Drop every picture. Then return, exactly, the lines from the beginning of the listing below through the one containing "import numpy as np".

** Begin DATASET EXTRACT **

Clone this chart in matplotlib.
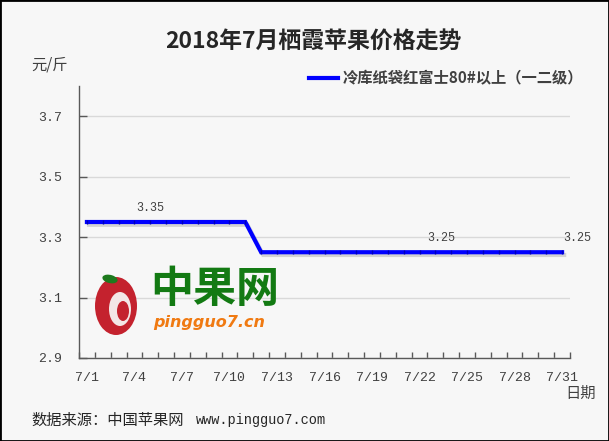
import matplotlib
matplotlib.use("Agg")
import matplotlib.pyplot as plt
import matplotlib.patheffects as pe
from matplotlib.patches import Rectangle, Ellipse
import numpy as np

# ---- data ----
dates = ["7/1", "7/2", "7/3", "7/4", "7/5", "7/6", "7/7", "7/8", "7/9", "7/10",
         "7/11", "7/12", "7/13", "7/14", "7/15", "7/16", "7/17", "7/18", "7/19",
         "7/20", "7/21", "7/22", "7/23", "7/24", "7/25", "7/26", "7/27", "7/28",
         "7/29", "7/30", "7/31"]
prices = [3.35, 3.35, 3.35, 3.35, 3.35, 3.35, 3.35, 3.35, 3.35, 3.35, 3.35,
          3.25, 3.25, 3.25, 3.25, 3.25, 3.25, 3.25, 3.25, 3.25, 3.25, 3.25,
          3.25, 3.25, 3.25, 3.25, 3.25, 3.25, 3.25, 3.25, 3.25]
shown_dates = ["7/1", "7/4", "7/7", "7/10", "7/13", "7/16", "7/19", "7/22",
               "7/25", "7/28", "7/31"]
yticks = [2.9, 3.1, 3.3, 3.5, 3.7]
series_name = "冷库纸袋红富士80#以上（一二级）"
title = "2018年7月栖霞苹果价格走势"
labelled = ["7/5", "7/24", "7/31"]

W, H = 609, 441
BG = "#F7F7F7"
TXT = "#404040"
CJK = ["Noto Sans CJK SC", "DejaVu Sans"]
MONO = ["Liberation Mono", "Noto Sans CJK SC"]

fig = plt.figure(figsize=(W / 100, H / 100), dpi=100, facecolor=BG)

def fx(px):
    return px / W

def fy(py):
    return 1 - py / H

ax = fig.add_axes([fx(79), fy(358), fx(570) - fx(79), fy(86) - fy(358)])
ax.set_facecolor(BG)

x = np.arange(len(dates))
ax.plot(x, prices, color="#0000FF", lw=3, solid_joinstyle="miter", zorder=5,
        path_effects=[pe.SimpleLineShadow(offset=(1.5, -2), shadow_color="#909090", alpha=0.35),
                      pe.Normal()])
ax.plot(x, prices, ls="none", marker="|", ms=3, mec="#0000B8", mew=1, zorder=6)

ax.set_xlim(-0.5, len(dates) - 0.5)
ax.set_ylim(2.9, 3.8)

pos = [dates.index(d) for d in shown_dates]
ax.set_xticks(pos)
ax.set_xticklabels(shown_dates, fontfamily=MONO, fontsize=9.5, color=TXT)
ax.tick_params(axis="x", which="major", length=0, pad=10)
ax.set_xticks(np.arange(-0.5, len(dates), 1.0), minor=True)
ax.tick_params(axis="x", which="minor", direction="in", length=4, width=1, color="#595959")

ax.set_yticks(yticks)
ax.set_yticklabels([f"{v:.1f}" for v in yticks], fontfamily=MONO, fontsize=9.5, color=TXT)
ax.tick_params(axis="y", direction="in", length=6, width=1, color="#595959", pad=12)
ax.yaxis.grid(True, color="#D9D9D9", lw=1)
ax.set_axisbelow(True)

for s in ["top", "right"]:
    ax.spines[s].set_visible(False)
for s in ["left", "bottom"]:
    ax.spines[s].set_color("#595959")
    ax.spines[s].set_linewidth(1)

# data labels (style offsets in points)
label_style = {"7/5": (0, 6, "center"), "7/24": (-7, 6, "center"), "7/31": (1, 6, "left")}
for d in labelled:
    i = dates.index(d)
    v = prices[i]
    dx, dy, ha = label_style[d]
    ax.annotate(f"{v:.2f}", (i, v), xytext=(dx, dy), textcoords="offset points",
                ha=ha, va="bottom", fontfamily=MONO, fontsize=8.5, color=TXT, zorder=7)

# texts
fig.text(fx(313), fy(42), title, ha="center", va="center", fontfamily=CJK,
         fontsize=16.5, fontweight="bold", color="#262626")
fig.text(fx(31), fy(65), "元/斤", ha="left", va="center", fontfamily=CJK,
         fontsize=11, color=TXT)
fig.lines.append(plt.Line2D([fx(309), fx(338)], [fy(78), fy(78)], color="#0000FF",
                            lw=3, transform=fig.transFigure))
fig.text(fx(343), fy(78), series_name, ha="left", va="center", fontfamily=CJK,
         fontsize=11, fontweight="bold", color=TXT)
fig.text(fx(596), fy(393), "日期", ha="right", va="center", fontfamily=CJK,
         fontsize=11, color=TXT)
fig.text(fx(31), fy(420), "数据来源：中国苹果网", ha="left", va="center",
         fontfamily=CJK, fontsize=11, color="#262626")
fig.text(fx(196), fy(420), "www.pingguo7.com", ha="left", va="center",
         fontfamily=MONO, fontsize=9.8, color="#262626")

# watermark logo
fig.text(fx(150), fy(289), "中果网", ha="left", va="center", fontfamily=CJK,
         fontsize=31, fontweight="bold", color="#137A13")
fig.text(fx(153), fy(323), "pingguo7.cn", ha="left", va="center",
         fontfamily=["DejaVu Sans"], fontsize=11.5, fontweight="bold",
         style="italic", color="#F07A12")
fig.patches.append(Ellipse((fx(116), fy(306)), fx(42), 58 / H, transform=fig.transFigure,
                           facecolor="#C4222E", edgecolor="none", zorder=3))
fig.patches.append(Ellipse((fx(120), fy(309)), fx(22), 34 / H, transform=fig.transFigure,
                           facecolor="#F3E6E6", edgecolor="none", zorder=4))
fig.patches.append(Ellipse((fx(123), fy(311)), fx(12), 20 / H, transform=fig.transFigure,
                           facecolor="#C4222E", edgecolor="none", zorder=5))
fig.patches.append(Ellipse((fx(110), fy(279)), fx(16), 8 / H, angle=-25,
                           transform=fig.transFigure,
                           facecolor="#1E7A1E", edgecolor="none", zorder=5))

# border
fig.patches.append(Rectangle((0, 0), 1, 1, transform=fig.transFigure, fill=False,
                             edgecolor="black", lw=2, zorder=10))

fig.savefig("out.png", dpi=100, facecolor=BG)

** End DATASET EXTRACT **

* **RESPONSE TO THE TASK**:
Clone this chart in matplotlib.
import matplotlib
matplotlib.use("Agg")
import matplotlib.pyplot as plt
import matplotlib.patheffects as pe
from matplotlib.patches import Rectangle, Ellipse
import numpy as np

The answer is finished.